■ Short task: Quote the listing below in full and exactly as written, but omit every picture.

■ Data shown:
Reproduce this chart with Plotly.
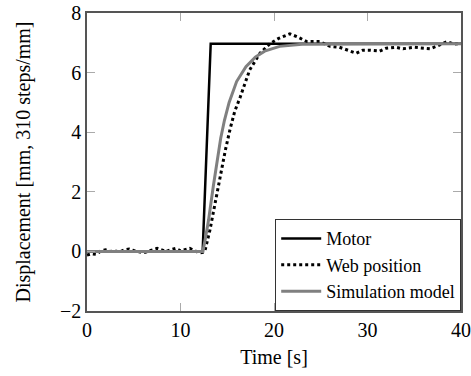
import plotly.graph_objects as go

motor_t = [0, 12.37, 13.23, 40]
motor_y = [0, 0, 6.97, 6.97]

web_t = [0, 0.5, 1, 1.5, 2, 2.5, 3, 3.5, 4, 4.5, 5, 5.5, 6, 6.5, 7, 7.5, 8, 8.5, 9, 9.5,
         10, 10.5, 11, 11.5, 12, 12.4, 12.6, 13.15, 13.7, 14.2, 14.8, 15.3, 15.8, 16.4,
         17.4, 18.5, 19.6, 20.5, 21.7, 22.5, 23.5, 24.9, 26, 27, 28, 28.8, 29.5, 30.3,
         31.3, 32, 33, 33.8, 35, 36, 36.7, 37.5, 38.5, 39.2, 40]
web_y = [-0.12, -0.08, -0.1, 0.02, 0.05, 0.0, 0.02, -0.02, 0.05, 0.08, 0.03, 0.0, -0.05,
         0.0, 0.04, 0.1, 0.05, 0.0, 0.06, 0.1, 0.02, 0.05, 0.1, 0.03, -0.05, -0.03, 0.0,
         0.72, 1.61, 2.51, 3.4, 4.1, 4.7, 5.19, 6.09, 6.65, 6.98, 7.15, 7.3, 7.2, 7.04,
         7.04, 6.88, 6.85, 6.75, 6.65, 6.75, 6.75, 6.72, 6.82, 6.85, 6.8, 6.85, 6.82,
         6.8, 6.9, 7.04, 6.96, 6.98]

sim_t = [0, 12.4, 12.7, 13.0, 13.5, 14.0, 14.3, 14.7, 15.2, 16.0, 17.0, 18.0, 19.0,
         20.6, 23, 40]
sim_y = [0, 0, 0.5, 1.05, 2.17, 3.2, 3.8, 4.4, 5.0, 5.7, 6.2, 6.52, 6.72,
         6.88, 6.95, 6.97]

x_ticks = [0, 10, 20, 30, 40]
y_ticks = [-2, 0, 2, 4, 6, 8]

font_family = "Liberation Serif"

fig = go.Figure()
fig.add_trace(go.Scatter(x=motor_t, y=motor_y, mode="lines", name="Motor",
                         line=dict(color="black", width=2.5)))
fig.add_trace(go.Scatter(x=web_t, y=web_y, mode="lines", name="Web position",
                         line=dict(color="black", width=3, dash="dot")))
fig.add_trace(go.Scatter(x=sim_t, y=sim_y, mode="lines", name="Simulation model",
                         line=dict(color="#808080", width=3)))

axis_common = dict(showgrid=False, zeroline=False, showline=True, linecolor="#555555",
                   linewidth=1.5, mirror="ticks", ticks="inside", ticklen=8,
                   tickcolor="#aaaaaa", tickwidth=1, automargin=False,
                   tickfont=dict(family=font_family, size=20, color="black"))

fig.update_layout(
    width=471, height=376,
    margin=dict(l=87, r=10, t=13, b=65),
    paper_bgcolor="white", plot_bgcolor="white",
    font=dict(family=font_family, color="black"),
    showlegend=True,
    legend=dict(x=1, y=0, xanchor="right", yanchor="bottom",
                bordercolor="#333333", borderwidth=1.2, bgcolor="white",
                font=dict(family=font_family, size=18, color="black"),
                tracegroupgap=0, itemwidth=40),
    xaxis=dict(range=[0, 40], tickvals=x_ticks, ticktext=[str(v) for v in x_ticks],
               title=dict(text="Time [s]", font=dict(family=font_family, size=20), standoff=10),
               **axis_common),
    yaxis=dict(range=[-2, 8], tickvals=y_ticks,
               ticktext=["\u22122" if v < 0 else str(v) for v in y_ticks],
               title=dict(text="Displacement [mm, 310 steps/mm]",
                          font=dict(family=font_family, size=20), standoff=24),
               **axis_common),
)

fig.write_html("out.html")
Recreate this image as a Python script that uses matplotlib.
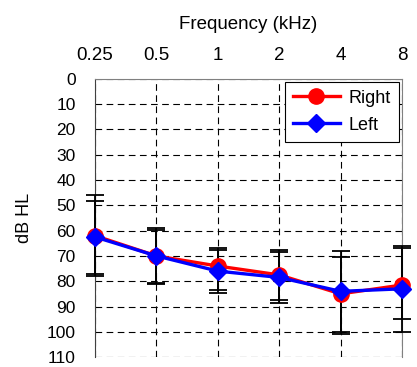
import matplotlib
matplotlib.use("Agg")
import matplotlib.pyplot as plt

plt.rcParams['font.family'] = ['Liberation Sans', 'DejaVu Sans']

# audiogram data (dB HL)
freqs = ["0.25", "0.5", "1", "2", "4", "8"]
right_mean = [62, 70, 74, 77.5, 85, 81.5]
left_mean = [62.5, 70, 76, 78.5, 84, 83]

# error bar ends (upper = smaller dB, lower = larger dB)
right_top = [46, 59, 67, 67.5, 68, 67]
right_bot = [78, 80.6, 83.6, 87.5, 101, 95]
left_top = [48.4, 59.7, 67.8, 68.5, 70.5, 66]
left_bot = [77, 81, 84.5, 88.5, 100, 100]

yticks = list(range(0, 111, 10))


def main():
    fig = plt.figure(figsize=(4.17, 3.67), dpi=100)
    ax = fig.add_axes([0.228, 0.027, 0.736, 0.758])

    x = list(range(len(freqs)))

    r_err = [[m - t for m, t in zip(right_mean, right_top)],
             [b - m for m, b in zip(right_mean, right_bot)]]
    l_err = [[m - t for m, t in zip(left_mean, left_top)],
             [b - m for m, b in zip(left_mean, left_bot)]]

    # error bars first, black
    for mean, err in [(right_mean, r_err), (left_mean, l_err)]:
        eb = ax.errorbar(x, mean, yerr=err, fmt='none', ecolor='black',
                         elinewidth=1.3, capsize=6.5, capthick=1.3, zorder=3)
        for art in eb.get_children():
            art.set_clip_on(False)

    ax.plot(x, right_mean, color='red', marker='o', markersize=11,
            linewidth=2.4, label='Right', zorder=4, clip_on=False)
    ax.plot(x, left_mean, color='blue', marker='D', markersize=9.5,
            linewidth=2.4, label='Left', zorder=5, clip_on=False)

    ax.set_xlim(0, 5)
    ax.set_ylim(110, 0)
    ax.set_yticks(yticks)
    ax.set_xticks(x)
    ax.set_xticklabels(freqs)

    ax.xaxis.tick_top()
    ax.xaxis.set_label_position('top')
    ax.set_xlabel("Frequency (kHz)", fontsize=13.5, labelpad=13)
    ax.set_ylabel("dB HL", fontsize=13, labelpad=10)
    ax.tick_params(axis='x', labelsize=13.5, length=0, pad=11)
    ax.tick_params(axis='y', labelsize=12.5, length=0, pad=14)

    ax.grid(True, color='black', linestyle=(0, (6, 4)), linewidth=0.8)
    ax.set_axisbelow(True)
    for side in ['top', 'right']:
        ax.spines[side].set_color('#808080')
    ax.spines['left'].set_color('#404040')
    ax.spines['bottom'].set_visible(False)

    leg = ax.legend(loc='upper right', fontsize=13, fancybox=False,
                    framealpha=1, edgecolor='black', borderaxespad=0.15,
                    handlelength=2.6, labelspacing=0.55, borderpad=0.45,
                    handletextpad=0.5)
    leg.get_frame().set_linewidth(0.8)

    fig.savefig("out.png", dpi=100)
    plt.close(fig)


if __name__ == "__main__":
    main()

■ Exercise result:
Reproduce this chart with Plotly.
import plotly.graph_objects as go

motor_t = [0, 12.37, 13.23, 40]
motor_y = [0, 0, 6.97, 6.97]

web_t = [0, 0.5, 1, 1.5, 2, 2.5, 3, 3.5, 4, 4.5, 5, 5.5, 6, 6.5, 7, 7.5, 8, 8.5, 9, 9.5,
         10, 10.5, 11, 11.5, 12, 12.4, 12.6, 13.15, 13.7, 14.2, 14.8, 15.3, 15.8, 16.4,
         17.4, 18.5, 19.6, 20.5, 21.7, 22.5, 23.5, 24.9, 26, 27, 28, 28.8, 29.5, 30.3,
         31.3, 32, 33, 33.8, 35, 36, 36.7, 37.5, 38.5, 39.2, 40]
web_y = [-0.12, -0.08, -0.1, 0.02, 0.05, 0.0, 0.02, -0.02, 0.05, 0.08, 0.03, 0.0, -0.05,
         0.0, 0.04, 0.1, 0.05, 0.0, 0.06, 0.1, 0.02, 0.05, 0.1, 0.03, -0.05, -0.03, 0.0,
         0.72, 1.61, 2.51, 3.4, 4.1, 4.7, 5.19, 6.09, 6.65, 6.98, 7.15, 7.3, 7.2, 7.04,
         7.04, 6.88, 6.85, 6.75, 6.65, 6.75, 6.75, 6.72, 6.82, 6.85, 6.8, 6.85, 6.82,
         6.8, 6.9, 7.04, 6.96, 6.98]

sim_t = [0, 12.4, 12.7, 13.0, 13.5, 14.0, 14.3, 14.7, 15.2, 16.0, 17.0, 18.0, 19.0,
         20.6, 23, 40]
sim_y = [0, 0, 0.5, 1.05, 2.17, 3.2, 3.8, 4.4, 5.0, 5.7, 6.2, 6.52, 6.72,
         6.88, 6.95, 6.97]

x_ticks = [0, 10, 20, 30, 40]
y_ticks = [-2, 0, 2, 4, 6, 8]

font_family = "Liberation Serif"

fig = go.Figure()
fig.add_trace(go.Scatter(x=motor_t, y=motor_y, mode="lines", name="Motor",
                         line=dict(color="black", width=2.5)))
fig.add_trace(go.Scatter(x=web_t, y=web_y, mode="lines", name="Web position",
                         line=dict(color="black", width=3, dash="dot")))
fig.add_trace(go.Scatter(x=sim_t, y=sim_y, mode="lines", name="Simulation model",
                         line=dict(color="#808080", width=3)))

axis_common = dict(showgrid=False, zeroline=False, showline=True, linecolor="#555555",
                   linewidth=1.5, mirror="ticks", ticks="inside", ticklen=8,
                   tickcolor="#aaaaaa", tickwidth=1, automargin=False,
                   tickfont=dict(family=font_family, size=20, color="black"))

fig.update_layout(
    width=471, height=376,
    margin=dict(l=87, r=10, t=13, b=65),
    paper_bgcolor="white", plot_bgcolor="white",
    font=dict(family=font_family, color="black"),
    showlegend=True,
    legend=dict(x=1, y=0, xanchor="right", yanchor="bottom",
                bordercolor="#333333", borderwidth=1.2, bgcolor="white",
                font=dict(family=font_family, size=18, color="black"),
                tracegroupgap=0, itemwidth=40),
    xaxis=dict(range=[0, 40], tickvals=x_ticks, ticktext=[str(v) for v in x_ticks],
               title=dict(text="Time [s]", font=dict(family=font_family, size=20), standoff=10),
               **axis_common),
    yaxis=dict(range=[-2, 8], tickvals=y_ticks,
               ticktext=["\u22122" if v < 0 else str(v) for v in y_ticks],
               title=dict(text="Displacement [mm, 310 steps/mm]",
                          font=dict(family=font_family, size=20), standoff=24),
               **axis_common),
)

fig.write_html("out.html")
Recreate this image as a Python script that uses matplotlib.
import matplotlib
matplotlib.use("Agg")
import matplotlib.pyplot as plt

plt.rcParams['font.family'] = ['Liberation Sans', 'DejaVu Sans']

# audiogram data (dB HL)
freqs = ["0.25", "0.5", "1", "2", "4", "8"]
right_mean = [62, 70, 74, 77.5, 85, 81.5]
left_mean = [62.5, 70, 76, 78.5, 84, 83]

# error bar ends (upper = smaller dB, lower = larger dB)
right_top = [46, 59, 67, 67.5, 68, 67]
right_bot = [78, 80.6, 83.6, 87.5, 101, 95]
left_top = [48.4, 59.7, 67.8, 68.5, 70.5, 66]
left_bot = [77, 81, 84.5, 88.5, 100, 100]

yticks = list(range(0, 111, 10))


def main():
    fig = plt.figure(figsize=(4.17, 3.67), dpi=100)
    ax = fig.add_axes([0.228, 0.027, 0.736, 0.758])

    x = list(range(len(freqs)))

    r_err = [[m - t for m, t in zip(right_mean, right_top)],
             [b - m for m, b in zip(right_mean, right_bot)]]
    l_err = [[m - t for m, t in zip(left_mean, left_top)],
             [b - m for m, b in zip(left_mean, left_bot)]]

    # error bars first, black
    for mean, err in [(right_mean, r_err), (left_mean, l_err)]:
        eb = ax.errorbar(x, mean, yerr=err, fmt='none', ecolor='black',
                         elinewidth=1.3, capsize=6.5, capthick=1.3, zorder=3)
        for art in eb.get_children():
            art.set_clip_on(False)

    ax.plot(x, right_mean, color='red', marker='o', markersize=11,
            linewidth=2.4, label='Right', zorder=4, clip_on=False)
    ax.plot(x, left_mean, color='blue', marker='D', markersize=9.5,
            linewidth=2.4, label='Left', zorder=5, clip_on=False)

    ax.set_xlim(0, 5)
    ax.set_ylim(110, 0)
    ax.set_yticks(yticks)
    ax.set_xticks(x)
    ax.set_xticklabels(freqs)

    ax.xaxis.tick_top()
    ax.xaxis.set_label_position('top')
    ax.set_xlabel("Frequency (kHz)", fontsize=13.5, labelpad=13)
    ax.set_ylabel("dB HL", fontsize=13, labelpad=10)
    ax.tick_params(axis='x', labelsize=13.5, length=0, pad=11)
    ax.tick_params(axis='y', labelsize=12.5, length=0, pad=14)

    ax.grid(True, color='black', linestyle=(0, (6, 4)), linewidth=0.8)
    ax.set_axisbelow(True)
    for side in ['top', 'right']:
        ax.spines[side].set_color('#808080')
    ax.spines['left'].set_color('#404040')
    ax.spines['bottom'].set_visible(False)

    leg = ax.legend(loc='upper right', fontsize=13, fancybox=False,
                    framealpha=1, edgecolor='black', borderaxespad=0.15,
                    handlelength=2.6, labelspacing=0.55, borderpad=0.45,
                    handletextpad=0.5)
    leg.get_frame().set_linewidth(0.8)

    fig.savefig("out.png", dpi=100)
    plt.close(fig)


if __name__ == "__main__":
    main()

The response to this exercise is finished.